__WORK REQUIRED__
Start at the line where "Emit a web page" appears and end at the line where "d3.scaleLinear().domain([30, 105.4]).range([327.7, 15]);" appears; repeat those lines exactly, both ends included, leaving pictures behind.

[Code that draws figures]
--*--

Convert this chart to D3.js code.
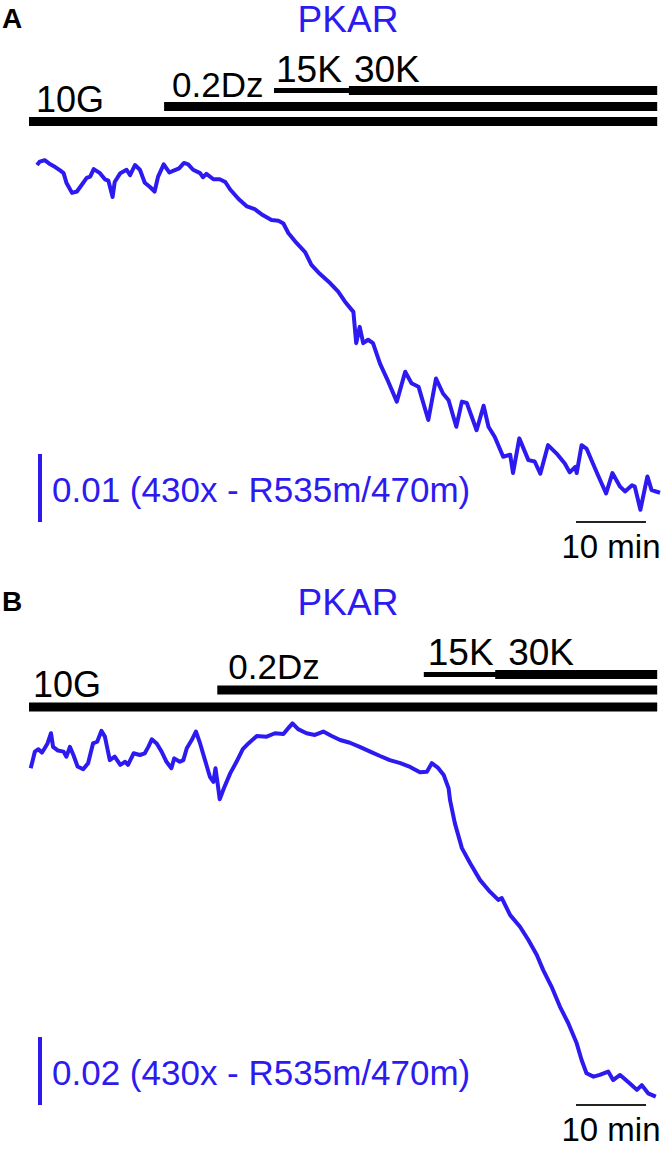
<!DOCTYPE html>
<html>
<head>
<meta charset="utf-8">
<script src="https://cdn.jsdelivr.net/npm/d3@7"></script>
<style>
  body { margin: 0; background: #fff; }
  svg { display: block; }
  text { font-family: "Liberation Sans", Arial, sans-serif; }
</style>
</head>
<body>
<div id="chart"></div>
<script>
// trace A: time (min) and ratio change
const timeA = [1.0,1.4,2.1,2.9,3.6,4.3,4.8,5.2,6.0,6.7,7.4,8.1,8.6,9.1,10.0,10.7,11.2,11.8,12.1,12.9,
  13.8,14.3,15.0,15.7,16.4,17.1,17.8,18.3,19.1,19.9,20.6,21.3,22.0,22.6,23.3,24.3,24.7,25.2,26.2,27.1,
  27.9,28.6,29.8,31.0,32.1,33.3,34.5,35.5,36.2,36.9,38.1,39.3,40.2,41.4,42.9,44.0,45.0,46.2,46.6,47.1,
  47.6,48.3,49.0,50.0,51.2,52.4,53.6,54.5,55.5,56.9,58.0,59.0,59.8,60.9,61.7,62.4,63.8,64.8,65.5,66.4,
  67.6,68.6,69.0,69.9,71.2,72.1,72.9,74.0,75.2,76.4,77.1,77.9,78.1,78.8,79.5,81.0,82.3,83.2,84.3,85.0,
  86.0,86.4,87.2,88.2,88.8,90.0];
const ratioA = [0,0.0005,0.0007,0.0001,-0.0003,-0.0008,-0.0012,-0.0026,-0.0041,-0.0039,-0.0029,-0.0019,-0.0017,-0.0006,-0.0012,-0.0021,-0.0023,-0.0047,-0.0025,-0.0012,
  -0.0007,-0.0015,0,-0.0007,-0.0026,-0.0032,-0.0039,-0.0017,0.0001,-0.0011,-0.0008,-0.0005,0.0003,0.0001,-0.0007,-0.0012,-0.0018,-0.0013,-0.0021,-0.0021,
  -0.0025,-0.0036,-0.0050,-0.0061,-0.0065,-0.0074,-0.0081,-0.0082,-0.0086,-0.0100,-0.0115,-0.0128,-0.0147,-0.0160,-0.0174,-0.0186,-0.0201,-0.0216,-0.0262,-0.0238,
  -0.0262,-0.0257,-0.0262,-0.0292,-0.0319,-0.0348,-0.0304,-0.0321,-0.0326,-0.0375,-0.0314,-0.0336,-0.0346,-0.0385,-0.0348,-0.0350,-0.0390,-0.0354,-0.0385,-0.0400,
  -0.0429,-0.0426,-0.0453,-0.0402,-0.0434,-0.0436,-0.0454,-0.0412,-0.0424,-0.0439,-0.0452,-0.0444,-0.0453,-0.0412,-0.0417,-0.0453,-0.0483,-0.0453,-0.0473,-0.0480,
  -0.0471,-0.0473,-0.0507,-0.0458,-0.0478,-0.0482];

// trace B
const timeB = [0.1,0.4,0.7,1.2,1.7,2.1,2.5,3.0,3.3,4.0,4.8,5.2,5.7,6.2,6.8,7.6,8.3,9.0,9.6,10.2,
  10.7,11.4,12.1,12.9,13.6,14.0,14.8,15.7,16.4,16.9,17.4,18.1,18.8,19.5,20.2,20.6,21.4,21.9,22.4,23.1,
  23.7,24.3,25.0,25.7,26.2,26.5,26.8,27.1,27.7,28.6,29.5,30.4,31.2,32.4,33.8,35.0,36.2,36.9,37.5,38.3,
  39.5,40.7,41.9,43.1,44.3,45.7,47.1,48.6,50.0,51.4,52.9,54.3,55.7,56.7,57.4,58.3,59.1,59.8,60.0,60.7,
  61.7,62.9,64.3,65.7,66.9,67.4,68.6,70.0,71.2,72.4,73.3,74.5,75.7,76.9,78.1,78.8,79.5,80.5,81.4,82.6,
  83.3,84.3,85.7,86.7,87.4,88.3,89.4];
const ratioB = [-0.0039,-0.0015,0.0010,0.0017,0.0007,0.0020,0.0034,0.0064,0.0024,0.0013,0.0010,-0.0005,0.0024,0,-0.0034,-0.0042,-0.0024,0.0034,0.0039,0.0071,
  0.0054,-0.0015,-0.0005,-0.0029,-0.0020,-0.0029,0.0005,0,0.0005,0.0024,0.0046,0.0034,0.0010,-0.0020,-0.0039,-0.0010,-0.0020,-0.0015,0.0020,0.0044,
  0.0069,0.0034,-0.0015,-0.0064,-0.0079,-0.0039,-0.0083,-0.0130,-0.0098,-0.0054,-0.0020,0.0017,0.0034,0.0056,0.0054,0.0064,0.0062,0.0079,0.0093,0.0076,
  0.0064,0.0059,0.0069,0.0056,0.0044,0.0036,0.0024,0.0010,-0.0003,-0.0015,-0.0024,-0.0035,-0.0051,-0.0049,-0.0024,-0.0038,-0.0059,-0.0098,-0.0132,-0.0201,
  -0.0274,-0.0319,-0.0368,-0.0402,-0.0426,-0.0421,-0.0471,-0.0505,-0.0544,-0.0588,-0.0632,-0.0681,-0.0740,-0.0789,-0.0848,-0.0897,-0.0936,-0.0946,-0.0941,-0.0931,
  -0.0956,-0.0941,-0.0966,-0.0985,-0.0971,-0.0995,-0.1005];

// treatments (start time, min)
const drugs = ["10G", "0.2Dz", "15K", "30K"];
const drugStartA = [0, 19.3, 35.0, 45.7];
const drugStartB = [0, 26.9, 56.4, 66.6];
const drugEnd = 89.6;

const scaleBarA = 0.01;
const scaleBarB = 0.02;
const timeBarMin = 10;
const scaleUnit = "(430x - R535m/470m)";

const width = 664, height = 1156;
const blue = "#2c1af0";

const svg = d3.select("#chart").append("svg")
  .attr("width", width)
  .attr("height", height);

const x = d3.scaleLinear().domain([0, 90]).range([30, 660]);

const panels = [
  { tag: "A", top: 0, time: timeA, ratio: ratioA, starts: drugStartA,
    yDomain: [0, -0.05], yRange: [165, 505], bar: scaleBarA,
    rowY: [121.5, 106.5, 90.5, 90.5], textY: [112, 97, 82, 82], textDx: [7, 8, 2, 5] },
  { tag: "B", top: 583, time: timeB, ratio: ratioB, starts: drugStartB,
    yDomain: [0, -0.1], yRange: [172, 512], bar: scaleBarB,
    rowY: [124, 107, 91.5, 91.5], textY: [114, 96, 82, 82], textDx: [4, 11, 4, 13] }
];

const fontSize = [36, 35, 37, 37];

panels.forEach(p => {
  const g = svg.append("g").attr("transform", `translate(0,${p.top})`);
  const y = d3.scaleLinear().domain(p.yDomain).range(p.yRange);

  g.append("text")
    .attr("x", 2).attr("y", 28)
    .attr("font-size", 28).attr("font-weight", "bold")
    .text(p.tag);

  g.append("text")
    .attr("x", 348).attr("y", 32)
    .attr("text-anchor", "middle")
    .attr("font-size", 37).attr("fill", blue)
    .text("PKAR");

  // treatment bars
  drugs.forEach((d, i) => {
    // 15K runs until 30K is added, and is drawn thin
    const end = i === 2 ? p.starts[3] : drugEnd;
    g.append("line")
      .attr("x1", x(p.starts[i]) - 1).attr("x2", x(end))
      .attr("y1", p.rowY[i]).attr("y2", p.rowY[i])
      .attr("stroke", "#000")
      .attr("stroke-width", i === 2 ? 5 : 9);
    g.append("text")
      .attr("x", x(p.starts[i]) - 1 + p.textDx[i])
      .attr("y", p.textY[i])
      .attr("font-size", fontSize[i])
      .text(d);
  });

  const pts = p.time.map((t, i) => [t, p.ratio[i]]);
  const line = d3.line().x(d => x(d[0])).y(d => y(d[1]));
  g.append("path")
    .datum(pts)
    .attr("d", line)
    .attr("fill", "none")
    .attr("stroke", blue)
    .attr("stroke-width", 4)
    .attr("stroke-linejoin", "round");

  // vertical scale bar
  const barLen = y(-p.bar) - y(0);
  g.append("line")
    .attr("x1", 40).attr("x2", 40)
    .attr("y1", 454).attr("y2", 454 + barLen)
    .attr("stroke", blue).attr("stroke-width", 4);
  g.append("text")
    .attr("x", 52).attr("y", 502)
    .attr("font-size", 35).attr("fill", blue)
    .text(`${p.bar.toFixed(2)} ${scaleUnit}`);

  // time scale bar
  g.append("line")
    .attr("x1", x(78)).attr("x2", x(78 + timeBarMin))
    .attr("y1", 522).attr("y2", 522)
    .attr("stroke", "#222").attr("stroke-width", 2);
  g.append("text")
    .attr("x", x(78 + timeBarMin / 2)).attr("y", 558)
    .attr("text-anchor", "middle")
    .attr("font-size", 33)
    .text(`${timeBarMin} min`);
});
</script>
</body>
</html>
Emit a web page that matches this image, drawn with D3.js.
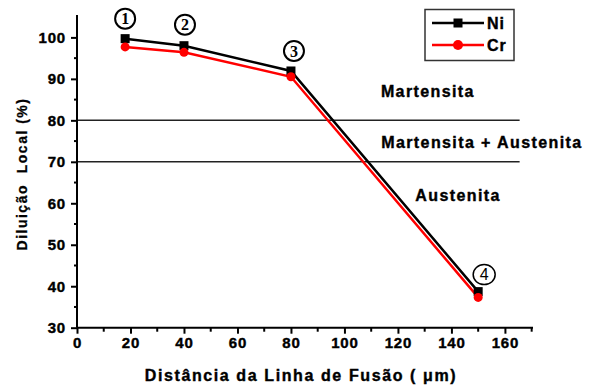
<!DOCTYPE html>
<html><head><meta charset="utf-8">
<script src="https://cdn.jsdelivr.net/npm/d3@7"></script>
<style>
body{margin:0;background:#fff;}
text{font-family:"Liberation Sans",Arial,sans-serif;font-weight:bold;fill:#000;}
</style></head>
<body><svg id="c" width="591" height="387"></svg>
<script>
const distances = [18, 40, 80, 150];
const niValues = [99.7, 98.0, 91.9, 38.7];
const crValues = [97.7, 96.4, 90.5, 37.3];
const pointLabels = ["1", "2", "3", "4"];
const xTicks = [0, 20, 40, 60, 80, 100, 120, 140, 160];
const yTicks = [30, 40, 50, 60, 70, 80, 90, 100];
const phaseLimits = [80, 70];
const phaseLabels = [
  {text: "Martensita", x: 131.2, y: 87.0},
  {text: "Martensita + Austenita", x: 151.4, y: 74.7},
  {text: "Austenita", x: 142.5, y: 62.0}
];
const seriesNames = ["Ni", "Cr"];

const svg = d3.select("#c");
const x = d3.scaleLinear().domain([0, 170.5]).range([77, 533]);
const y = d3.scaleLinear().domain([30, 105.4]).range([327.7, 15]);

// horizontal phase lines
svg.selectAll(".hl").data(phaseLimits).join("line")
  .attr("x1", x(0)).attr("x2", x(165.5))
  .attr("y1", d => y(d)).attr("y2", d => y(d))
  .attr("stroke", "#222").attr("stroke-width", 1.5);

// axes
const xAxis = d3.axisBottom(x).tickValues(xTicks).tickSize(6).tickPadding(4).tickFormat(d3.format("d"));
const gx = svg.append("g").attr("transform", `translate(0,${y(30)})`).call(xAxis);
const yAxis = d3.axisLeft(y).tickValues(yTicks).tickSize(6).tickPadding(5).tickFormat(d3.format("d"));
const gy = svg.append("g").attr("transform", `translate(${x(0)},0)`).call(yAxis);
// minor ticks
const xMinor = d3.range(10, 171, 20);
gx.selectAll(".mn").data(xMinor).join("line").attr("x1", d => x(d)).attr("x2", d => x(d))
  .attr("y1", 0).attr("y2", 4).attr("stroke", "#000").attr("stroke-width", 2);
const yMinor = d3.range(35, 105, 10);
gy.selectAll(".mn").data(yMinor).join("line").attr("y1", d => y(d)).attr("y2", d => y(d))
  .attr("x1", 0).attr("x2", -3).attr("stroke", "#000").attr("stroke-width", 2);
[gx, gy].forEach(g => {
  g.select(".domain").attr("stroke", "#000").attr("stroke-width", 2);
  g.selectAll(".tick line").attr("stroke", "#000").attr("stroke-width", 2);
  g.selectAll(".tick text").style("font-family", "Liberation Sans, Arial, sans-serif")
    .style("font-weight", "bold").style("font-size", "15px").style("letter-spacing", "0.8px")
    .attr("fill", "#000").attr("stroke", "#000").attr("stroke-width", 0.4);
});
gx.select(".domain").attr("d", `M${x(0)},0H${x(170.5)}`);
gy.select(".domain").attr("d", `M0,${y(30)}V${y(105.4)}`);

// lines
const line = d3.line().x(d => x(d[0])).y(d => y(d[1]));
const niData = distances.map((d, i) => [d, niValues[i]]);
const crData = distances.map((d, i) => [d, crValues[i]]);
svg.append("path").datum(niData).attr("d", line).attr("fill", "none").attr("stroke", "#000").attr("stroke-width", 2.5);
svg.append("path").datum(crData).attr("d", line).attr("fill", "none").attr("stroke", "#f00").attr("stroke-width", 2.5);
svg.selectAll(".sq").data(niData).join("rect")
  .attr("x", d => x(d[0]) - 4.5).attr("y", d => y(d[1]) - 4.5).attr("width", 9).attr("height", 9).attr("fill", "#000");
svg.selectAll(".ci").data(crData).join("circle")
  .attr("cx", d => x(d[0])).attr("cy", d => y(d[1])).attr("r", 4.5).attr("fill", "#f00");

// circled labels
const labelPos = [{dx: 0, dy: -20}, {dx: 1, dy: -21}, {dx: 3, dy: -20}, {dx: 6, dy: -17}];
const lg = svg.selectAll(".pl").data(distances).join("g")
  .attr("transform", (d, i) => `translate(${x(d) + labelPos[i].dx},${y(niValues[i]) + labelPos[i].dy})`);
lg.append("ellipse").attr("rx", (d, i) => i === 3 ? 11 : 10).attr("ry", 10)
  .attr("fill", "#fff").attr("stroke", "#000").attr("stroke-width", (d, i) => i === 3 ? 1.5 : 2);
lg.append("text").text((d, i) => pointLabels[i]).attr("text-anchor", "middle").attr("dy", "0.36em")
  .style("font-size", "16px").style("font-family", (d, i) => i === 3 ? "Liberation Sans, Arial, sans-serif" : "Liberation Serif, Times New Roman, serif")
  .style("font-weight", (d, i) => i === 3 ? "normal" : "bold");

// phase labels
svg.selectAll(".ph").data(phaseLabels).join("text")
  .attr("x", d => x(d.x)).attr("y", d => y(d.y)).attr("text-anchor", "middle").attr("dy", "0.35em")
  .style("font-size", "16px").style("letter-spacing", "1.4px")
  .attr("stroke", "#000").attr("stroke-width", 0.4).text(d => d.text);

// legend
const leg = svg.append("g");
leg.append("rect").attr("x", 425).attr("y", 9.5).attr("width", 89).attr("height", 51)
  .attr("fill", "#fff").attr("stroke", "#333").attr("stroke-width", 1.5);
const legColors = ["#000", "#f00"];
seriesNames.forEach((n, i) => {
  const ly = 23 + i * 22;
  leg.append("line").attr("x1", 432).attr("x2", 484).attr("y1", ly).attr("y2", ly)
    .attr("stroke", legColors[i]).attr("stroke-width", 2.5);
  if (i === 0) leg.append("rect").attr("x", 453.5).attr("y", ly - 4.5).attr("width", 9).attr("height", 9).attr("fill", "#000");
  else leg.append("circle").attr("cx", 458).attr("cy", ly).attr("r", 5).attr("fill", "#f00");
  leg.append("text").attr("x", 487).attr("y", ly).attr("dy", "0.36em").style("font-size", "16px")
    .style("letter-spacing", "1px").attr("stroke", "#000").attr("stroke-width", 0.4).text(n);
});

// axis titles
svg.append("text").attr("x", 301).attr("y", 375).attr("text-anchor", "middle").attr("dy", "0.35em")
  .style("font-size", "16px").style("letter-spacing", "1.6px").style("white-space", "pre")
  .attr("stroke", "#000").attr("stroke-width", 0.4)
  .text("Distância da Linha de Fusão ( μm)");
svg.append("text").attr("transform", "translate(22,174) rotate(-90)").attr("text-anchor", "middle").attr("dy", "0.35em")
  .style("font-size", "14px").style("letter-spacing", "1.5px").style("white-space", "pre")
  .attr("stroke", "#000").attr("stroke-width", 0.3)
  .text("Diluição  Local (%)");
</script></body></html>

--*--

__FULL SOLUTION__
Emit a web page that matches this image, drawn with D3.js.
<!DOCTYPE html>
<html><head><meta charset="utf-8">
<script src="https://cdn.jsdelivr.net/npm/d3@7"></script>
<style>
body{margin:0;background:#fff;}
text{font-family:"Liberation Sans",Arial,sans-serif;font-weight:bold;fill:#000;}
</style></head>
<body><svg id="c" width="591" height="387"></svg>
<script>
const distances = [18, 40, 80, 150];
const niValues = [99.7, 98.0, 91.9, 38.7];
const crValues = [97.7, 96.4, 90.5, 37.3];
const pointLabels = ["1", "2", "3", "4"];
const xTicks = [0, 20, 40, 60, 80, 100, 120, 140, 160];
const yTicks = [30, 40, 50, 60, 70, 80, 90, 100];
const phaseLimits = [80, 70];
const phaseLabels = [
  {text: "Martensita", x: 131.2, y: 87.0},
  {text: "Martensita + Austenita", x: 151.4, y: 74.7},
  {text: "Austenita", x: 142.5, y: 62.0}
];
const seriesNames = ["Ni", "Cr"];

const svg = d3.select("#c");
const x = d3.scaleLinear().domain([0, 170.5]).range([77, 533]);
const y = d3.scaleLinear().domain([30, 105.4]).range([327.7, 15]);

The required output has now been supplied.